Split electoral management into three commissions

The poster on the webinar.

KUCHING: The Coalition for Clean and Fair Elections (Bersih 2.0) has proposed that the electoral management body in Malaysia be split into three commissions with different jurisdictions and autonomies.

They are Election Commission (EC), Electoral Enforcement Commission (EEC) and Electoral Boundaries Commission (EBC).

Chan Tsu Chong

This proposal was made based on a study conducted by Chan Tsu Chong titled “Three is Better Than One: Institutional Reforms for Electoral Management in Malaysia” commissioned by Bersih 2.0.

According to Chan, the current EC bore all the workload of electoral conduct such as voter registration, constituency delimitation and conduct of elections such as nomination and enforcement of the Election Offences Act with assistance from other agencies, including the Royal Malaysian Police (PDRM).

“Therefore, we are proposing three election commissions as opposed to one so that electoral management in the country can be implemented more effectively and independently.

“The EC will retain its basic functions on conducting election processes such as voter registration, nomination, polling, vote counting and tabulation and announcement of election results.

“Meanwhile, the EEC will be in charge of monitoring and enforcement of electoral laws and regulating political party registrations in terms of political financing and reporting requirements. It will have the power to investigate, issue warrants and summon suspects and witnesses.

“The EBC on the other hand, is responsible in reviewing and delimitating electoral boundaries when the need arises,” he said when presenting his research report during a webinar on the same topic on Monday (Feb 8).

While the structure of the proposed EC remains the same with a central body, seven commissioners and state offices nationwide, Chan said the proposed EEC would have a similar structure as the EC with the addition of enforcement officers for each constituency as stated under Section 3 (d) of Elections Act 1958.

“The EBC will be an ad-hoc body and will only be established when delimitation is triggered. However, all three commissions may request assistance from other public authorities in carrying out its duties under Article 115(2) of the Federal Constitution.”

He said the proposed commissions must be completely independent of the Executive as well as the civil service and that all these commissions should be monitored by and report to the Parliamentary Select Committee (PSC) on electoral matters in Parliament.

He further mentioned that an Electoral Commissions Nomination Committee (ECNC) should be established for the appointment process of the members of these commissions.

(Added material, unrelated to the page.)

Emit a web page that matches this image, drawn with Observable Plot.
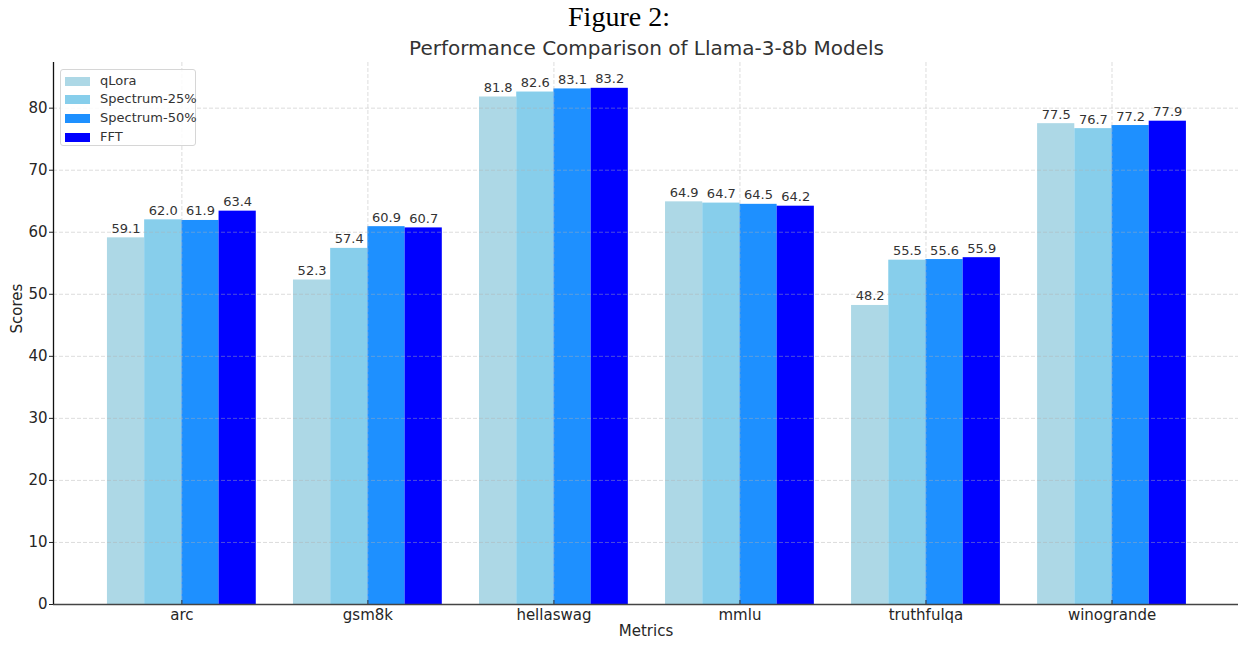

The committee should consist of the Prime Minister, the Opposition leader, the chairman and a ranking member of the PSC on Electoral Matters, the Chief Justice, the Chairman of the Human Rights Commission (Suhakam), the President of the Bar Council, and a member of Civil Society Organisation (CSO).

Bersih 2.0 believed electoral and institutional reform was crucial, and this should happen by reforming the electoral management body so that it is seen as transparent, efficient and had the public’s support to conduct elections.

The webinar was moderated by Ngeow Chow Ying and joined by four panellists, namely Senator Robert Lau Hui Yew, Election Commission (EC) deputy chairman Dr Azmi Sharom, Ledang MP Syed Ibrahim of Parti Keadilan Rakyat (PKR), and Indonesia’s Perkumpulan untuk Pemilu dan Demokrasi (Perludem) executive director Titi Anggraini.

Also present during the webinar was Bersih 2.0 chairman Thomas Fann.